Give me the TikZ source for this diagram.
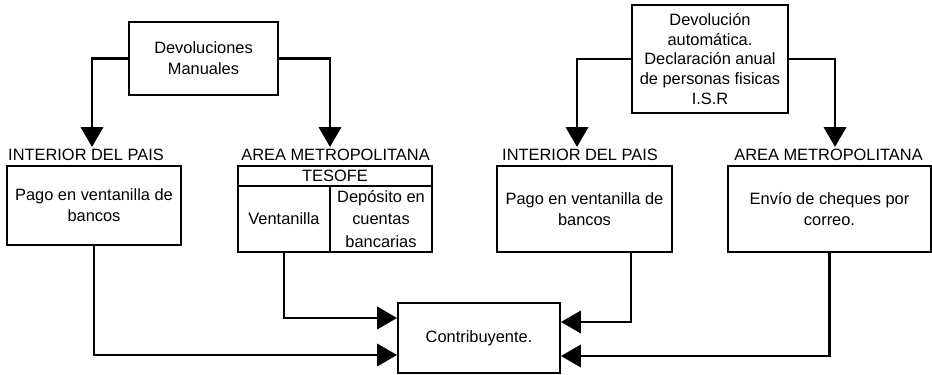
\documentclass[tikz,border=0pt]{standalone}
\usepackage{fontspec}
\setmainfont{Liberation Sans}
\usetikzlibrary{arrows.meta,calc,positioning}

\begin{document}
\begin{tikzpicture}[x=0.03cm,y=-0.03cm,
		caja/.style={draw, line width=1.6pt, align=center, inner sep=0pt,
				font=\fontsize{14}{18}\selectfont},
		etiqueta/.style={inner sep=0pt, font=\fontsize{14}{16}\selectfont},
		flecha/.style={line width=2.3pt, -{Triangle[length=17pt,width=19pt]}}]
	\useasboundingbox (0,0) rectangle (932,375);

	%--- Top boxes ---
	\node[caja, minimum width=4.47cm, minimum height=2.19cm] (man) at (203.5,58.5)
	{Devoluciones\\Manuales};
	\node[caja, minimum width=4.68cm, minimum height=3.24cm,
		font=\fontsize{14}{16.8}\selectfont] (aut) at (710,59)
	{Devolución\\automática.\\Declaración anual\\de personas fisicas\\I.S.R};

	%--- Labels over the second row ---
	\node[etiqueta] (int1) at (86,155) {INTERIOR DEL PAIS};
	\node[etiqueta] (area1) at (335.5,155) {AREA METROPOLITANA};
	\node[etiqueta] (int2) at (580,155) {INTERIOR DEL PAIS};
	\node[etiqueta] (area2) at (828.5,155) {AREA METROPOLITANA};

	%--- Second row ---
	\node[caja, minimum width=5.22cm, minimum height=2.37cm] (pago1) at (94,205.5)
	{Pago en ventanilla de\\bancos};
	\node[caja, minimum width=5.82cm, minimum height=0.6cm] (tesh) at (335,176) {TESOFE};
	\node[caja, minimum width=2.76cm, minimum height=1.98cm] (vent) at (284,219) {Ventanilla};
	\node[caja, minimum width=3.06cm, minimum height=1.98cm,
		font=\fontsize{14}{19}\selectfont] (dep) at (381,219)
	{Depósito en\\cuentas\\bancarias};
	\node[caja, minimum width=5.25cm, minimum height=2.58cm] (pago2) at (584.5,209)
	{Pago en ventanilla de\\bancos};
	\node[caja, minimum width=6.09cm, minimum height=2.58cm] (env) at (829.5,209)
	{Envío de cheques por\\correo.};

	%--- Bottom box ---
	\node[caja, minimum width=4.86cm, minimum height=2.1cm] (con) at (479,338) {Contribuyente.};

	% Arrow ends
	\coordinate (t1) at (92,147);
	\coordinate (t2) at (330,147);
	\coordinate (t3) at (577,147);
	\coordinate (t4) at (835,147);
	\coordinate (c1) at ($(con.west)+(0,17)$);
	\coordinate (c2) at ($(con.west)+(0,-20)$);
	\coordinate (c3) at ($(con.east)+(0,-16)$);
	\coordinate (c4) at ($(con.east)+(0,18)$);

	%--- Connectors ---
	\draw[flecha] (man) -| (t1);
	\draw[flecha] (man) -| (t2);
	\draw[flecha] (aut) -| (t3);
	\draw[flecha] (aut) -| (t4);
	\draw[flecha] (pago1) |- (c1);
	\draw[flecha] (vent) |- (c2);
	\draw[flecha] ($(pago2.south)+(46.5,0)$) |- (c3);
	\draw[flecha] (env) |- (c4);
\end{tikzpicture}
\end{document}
• • •
Directions - From the top of the listing above, repeat each line exactly until you reach the line containing "(0,0) rectangle (932,375);", and repeat that one too. Leave the pictures out.

Exercise solution -
Give me the TikZ source for this diagram.
\documentclass[tikz,border=0pt]{standalone}
\usepackage{fontspec}
\setmainfont{Liberation Sans}
\usetikzlibrary{arrows.meta,calc,positioning}

\begin{document}
\begin{tikzpicture}[x=0.03cm,y=-0.03cm,
		caja/.style={draw, line width=1.6pt, align=center, inner sep=0pt,
				font=\fontsize{14}{18}\selectfont},
		etiqueta/.style={inner sep=0pt, font=\fontsize{14}{16}\selectfont},
		flecha/.style={line width=2.3pt, -{Triangle[length=17pt,width=19pt]}}]
	\useasboundingbox (0,0) rectangle (932,375);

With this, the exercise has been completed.